Western Ghats losing water retention capacity

PUTTUR, APRIL 19. It is true that one of the largest watershed areas in the country — the foothills of the Western Ghats — is losing its water retention capacity.

It has been attributed to destruction of forests in the plains that run along the river. But thanks to the initiative taken by the Varanashi Research Foundation, the use of sand blocks to build bunds covered with sheets of plastic has proved to be an effective and inexpensive method of impounding water in Puttur taluk.

It is natural for the shallow rivers and tributaries in Dakshina Kannada to run dry during summer.
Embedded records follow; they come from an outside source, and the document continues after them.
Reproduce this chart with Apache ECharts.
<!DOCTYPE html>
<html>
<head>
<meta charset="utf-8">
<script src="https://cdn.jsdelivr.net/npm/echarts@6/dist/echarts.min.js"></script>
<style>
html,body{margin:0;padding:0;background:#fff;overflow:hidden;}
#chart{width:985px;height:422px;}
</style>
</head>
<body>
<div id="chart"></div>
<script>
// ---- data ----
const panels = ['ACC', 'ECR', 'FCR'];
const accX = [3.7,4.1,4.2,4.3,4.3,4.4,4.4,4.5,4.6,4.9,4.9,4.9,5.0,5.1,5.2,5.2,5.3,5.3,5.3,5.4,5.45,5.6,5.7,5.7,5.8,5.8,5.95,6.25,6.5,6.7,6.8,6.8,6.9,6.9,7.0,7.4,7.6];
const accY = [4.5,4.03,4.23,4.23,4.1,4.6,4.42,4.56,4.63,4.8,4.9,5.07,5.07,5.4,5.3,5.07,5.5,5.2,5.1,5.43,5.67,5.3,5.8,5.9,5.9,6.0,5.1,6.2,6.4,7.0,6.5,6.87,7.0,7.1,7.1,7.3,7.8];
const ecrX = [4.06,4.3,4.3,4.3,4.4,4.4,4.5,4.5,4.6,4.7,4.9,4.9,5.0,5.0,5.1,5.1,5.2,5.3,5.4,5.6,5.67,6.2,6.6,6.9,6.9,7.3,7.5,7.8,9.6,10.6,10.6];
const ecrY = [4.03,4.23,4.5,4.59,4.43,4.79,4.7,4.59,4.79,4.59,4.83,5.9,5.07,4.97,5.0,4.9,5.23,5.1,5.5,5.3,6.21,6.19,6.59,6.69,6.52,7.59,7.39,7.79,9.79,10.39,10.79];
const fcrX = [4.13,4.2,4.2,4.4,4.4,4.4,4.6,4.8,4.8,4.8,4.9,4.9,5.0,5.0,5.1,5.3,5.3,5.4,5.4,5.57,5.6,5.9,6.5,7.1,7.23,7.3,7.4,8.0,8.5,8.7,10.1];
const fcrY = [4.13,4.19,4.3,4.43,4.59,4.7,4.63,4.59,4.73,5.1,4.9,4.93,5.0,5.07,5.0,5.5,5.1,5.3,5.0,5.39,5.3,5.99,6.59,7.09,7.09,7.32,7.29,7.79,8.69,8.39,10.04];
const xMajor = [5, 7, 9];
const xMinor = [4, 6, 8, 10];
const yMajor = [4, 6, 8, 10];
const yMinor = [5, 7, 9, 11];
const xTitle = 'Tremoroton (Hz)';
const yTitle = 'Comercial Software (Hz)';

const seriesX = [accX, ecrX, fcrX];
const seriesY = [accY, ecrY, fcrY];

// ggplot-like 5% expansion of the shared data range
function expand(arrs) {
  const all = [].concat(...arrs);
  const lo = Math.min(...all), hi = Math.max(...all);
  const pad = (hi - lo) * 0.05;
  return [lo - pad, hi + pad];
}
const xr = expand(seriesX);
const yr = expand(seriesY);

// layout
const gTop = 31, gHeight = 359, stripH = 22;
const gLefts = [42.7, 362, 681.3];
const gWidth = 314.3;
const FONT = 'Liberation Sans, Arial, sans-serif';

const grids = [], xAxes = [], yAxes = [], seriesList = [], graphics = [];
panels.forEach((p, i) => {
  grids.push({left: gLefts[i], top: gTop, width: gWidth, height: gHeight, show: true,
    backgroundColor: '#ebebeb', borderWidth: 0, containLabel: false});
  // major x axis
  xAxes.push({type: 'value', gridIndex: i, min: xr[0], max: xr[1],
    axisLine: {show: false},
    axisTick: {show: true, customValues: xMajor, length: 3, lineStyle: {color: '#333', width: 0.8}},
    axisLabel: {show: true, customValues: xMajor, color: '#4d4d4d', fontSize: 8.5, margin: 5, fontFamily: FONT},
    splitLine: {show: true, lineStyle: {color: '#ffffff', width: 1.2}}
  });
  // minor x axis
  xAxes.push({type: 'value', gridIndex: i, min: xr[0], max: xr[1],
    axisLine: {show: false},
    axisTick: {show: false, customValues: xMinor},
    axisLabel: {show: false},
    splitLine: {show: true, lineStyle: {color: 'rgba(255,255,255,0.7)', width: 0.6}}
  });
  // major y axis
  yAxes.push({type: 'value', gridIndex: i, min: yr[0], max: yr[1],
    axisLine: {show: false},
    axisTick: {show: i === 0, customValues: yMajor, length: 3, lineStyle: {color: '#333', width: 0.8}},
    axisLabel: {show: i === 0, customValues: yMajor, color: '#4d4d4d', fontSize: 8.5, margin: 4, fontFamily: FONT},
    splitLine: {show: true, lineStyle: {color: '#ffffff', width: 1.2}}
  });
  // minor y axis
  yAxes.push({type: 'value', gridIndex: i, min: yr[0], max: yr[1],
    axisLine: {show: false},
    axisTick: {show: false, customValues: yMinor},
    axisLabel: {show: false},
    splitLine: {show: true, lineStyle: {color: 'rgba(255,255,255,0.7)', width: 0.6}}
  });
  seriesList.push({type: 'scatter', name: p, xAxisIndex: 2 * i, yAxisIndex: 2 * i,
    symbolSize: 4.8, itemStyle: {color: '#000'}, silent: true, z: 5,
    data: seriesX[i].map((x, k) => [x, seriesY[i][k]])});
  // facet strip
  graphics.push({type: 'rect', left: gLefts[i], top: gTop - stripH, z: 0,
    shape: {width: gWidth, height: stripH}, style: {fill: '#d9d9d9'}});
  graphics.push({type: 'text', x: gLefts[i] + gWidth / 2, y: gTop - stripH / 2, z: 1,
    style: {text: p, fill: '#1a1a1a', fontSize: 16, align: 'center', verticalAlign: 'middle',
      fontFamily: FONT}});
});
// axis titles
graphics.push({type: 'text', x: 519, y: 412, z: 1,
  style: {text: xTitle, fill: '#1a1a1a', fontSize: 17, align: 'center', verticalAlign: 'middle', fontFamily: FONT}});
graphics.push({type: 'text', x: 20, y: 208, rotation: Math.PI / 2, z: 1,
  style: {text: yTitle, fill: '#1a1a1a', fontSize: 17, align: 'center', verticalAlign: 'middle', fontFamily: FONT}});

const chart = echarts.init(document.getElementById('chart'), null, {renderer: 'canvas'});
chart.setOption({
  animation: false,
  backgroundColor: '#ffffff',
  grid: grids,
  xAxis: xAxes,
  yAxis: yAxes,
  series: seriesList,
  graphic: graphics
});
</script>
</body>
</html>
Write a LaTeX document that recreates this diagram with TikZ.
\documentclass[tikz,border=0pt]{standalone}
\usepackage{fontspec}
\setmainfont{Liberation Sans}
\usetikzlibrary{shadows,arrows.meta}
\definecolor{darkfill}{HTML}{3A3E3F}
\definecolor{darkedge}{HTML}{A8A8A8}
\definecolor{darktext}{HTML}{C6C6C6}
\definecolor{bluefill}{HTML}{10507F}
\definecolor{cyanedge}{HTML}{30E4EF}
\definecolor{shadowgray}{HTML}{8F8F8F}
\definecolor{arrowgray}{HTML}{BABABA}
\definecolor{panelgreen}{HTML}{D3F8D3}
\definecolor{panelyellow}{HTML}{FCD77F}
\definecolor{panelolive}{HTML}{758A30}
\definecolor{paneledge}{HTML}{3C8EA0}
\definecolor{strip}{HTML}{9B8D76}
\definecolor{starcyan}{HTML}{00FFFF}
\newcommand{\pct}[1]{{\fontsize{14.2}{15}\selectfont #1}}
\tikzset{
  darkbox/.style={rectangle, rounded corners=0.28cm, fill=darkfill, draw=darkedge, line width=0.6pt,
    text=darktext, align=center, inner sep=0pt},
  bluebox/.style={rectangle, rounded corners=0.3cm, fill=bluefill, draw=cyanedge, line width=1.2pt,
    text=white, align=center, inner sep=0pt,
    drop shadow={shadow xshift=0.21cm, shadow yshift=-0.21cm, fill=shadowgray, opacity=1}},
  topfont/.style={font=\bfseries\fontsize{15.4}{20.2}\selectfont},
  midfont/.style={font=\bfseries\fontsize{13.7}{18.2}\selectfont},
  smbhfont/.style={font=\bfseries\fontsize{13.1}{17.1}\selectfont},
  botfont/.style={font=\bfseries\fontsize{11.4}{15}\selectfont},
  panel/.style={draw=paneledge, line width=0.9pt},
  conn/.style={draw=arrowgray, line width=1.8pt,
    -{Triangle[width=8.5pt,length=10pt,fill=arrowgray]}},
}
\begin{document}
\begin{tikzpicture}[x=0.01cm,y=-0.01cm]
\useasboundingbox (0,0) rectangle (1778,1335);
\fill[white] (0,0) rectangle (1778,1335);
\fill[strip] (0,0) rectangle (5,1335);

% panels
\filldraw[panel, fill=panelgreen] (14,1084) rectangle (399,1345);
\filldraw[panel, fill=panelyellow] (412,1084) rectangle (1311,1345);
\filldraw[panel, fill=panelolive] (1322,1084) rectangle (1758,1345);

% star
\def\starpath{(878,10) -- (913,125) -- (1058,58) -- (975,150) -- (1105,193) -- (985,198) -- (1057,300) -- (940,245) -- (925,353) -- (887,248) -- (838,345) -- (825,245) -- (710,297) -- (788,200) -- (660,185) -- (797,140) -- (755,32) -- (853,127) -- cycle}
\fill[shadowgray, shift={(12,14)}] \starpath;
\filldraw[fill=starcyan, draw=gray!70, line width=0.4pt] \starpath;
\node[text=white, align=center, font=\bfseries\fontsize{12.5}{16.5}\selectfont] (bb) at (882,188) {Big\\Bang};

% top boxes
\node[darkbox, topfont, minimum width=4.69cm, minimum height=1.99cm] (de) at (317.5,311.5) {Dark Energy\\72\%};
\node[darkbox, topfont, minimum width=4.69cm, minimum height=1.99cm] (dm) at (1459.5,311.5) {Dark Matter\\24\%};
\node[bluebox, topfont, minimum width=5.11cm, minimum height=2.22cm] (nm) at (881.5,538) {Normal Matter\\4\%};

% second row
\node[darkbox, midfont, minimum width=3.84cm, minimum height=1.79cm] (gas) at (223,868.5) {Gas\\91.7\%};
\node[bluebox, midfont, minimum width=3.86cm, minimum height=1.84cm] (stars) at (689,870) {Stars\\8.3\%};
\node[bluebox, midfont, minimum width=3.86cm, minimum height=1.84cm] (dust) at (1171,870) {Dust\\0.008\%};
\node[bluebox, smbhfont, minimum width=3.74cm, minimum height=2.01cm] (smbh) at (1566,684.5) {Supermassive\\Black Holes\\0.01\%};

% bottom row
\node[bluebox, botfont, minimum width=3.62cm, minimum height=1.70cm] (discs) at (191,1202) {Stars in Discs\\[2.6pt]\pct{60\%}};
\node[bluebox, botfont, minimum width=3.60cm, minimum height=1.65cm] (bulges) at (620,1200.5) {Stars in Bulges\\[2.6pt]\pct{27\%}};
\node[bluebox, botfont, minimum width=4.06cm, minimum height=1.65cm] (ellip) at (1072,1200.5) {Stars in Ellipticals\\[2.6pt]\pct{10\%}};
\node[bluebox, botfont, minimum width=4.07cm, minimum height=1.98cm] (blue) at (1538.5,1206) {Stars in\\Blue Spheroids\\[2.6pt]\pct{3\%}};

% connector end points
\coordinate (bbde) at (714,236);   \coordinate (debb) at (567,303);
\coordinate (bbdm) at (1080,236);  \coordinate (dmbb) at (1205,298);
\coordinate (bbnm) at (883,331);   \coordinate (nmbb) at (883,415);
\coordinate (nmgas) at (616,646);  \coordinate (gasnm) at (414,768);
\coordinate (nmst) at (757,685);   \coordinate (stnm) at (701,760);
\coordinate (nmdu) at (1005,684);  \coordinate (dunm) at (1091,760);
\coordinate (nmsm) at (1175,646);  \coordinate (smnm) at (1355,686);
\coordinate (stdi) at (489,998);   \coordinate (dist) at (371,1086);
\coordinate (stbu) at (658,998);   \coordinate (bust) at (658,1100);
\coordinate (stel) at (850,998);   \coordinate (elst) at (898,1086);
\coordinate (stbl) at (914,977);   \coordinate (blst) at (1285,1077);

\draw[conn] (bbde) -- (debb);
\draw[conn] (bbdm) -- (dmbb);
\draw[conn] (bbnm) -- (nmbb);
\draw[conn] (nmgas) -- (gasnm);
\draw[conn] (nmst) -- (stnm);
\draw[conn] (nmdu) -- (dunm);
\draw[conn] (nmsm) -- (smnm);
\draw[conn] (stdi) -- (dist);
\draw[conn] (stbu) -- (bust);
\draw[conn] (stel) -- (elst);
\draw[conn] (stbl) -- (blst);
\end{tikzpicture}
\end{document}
Towards the end of the Kolke season farmers find water through such innovative methods.

Known as "kattas", these improvised check dams are a friend of the farmer.

Since the Varanashi Foundation propagated this improvisation, it is known as the Varanashi Model.

The first one of these kattas erected across the Seerae River in 2003 has brought about a sea change in the way farmers look at water impounding methods, says the Varanashi Watershed Development Association President, Varanashi Krishnamurthy. He says if these "kattas" are popularised in those taluks that get good rains, the water problem during summer can be alleviated.

This time, the well-known water conservationist, Shree Padre, has joined in by organising a workshop for farmers on the new innovation.

The quantum of water impounded by means of "kattas" erected Dhoomadka and Irde provide a soothing sight for the visitors even in scorching summer.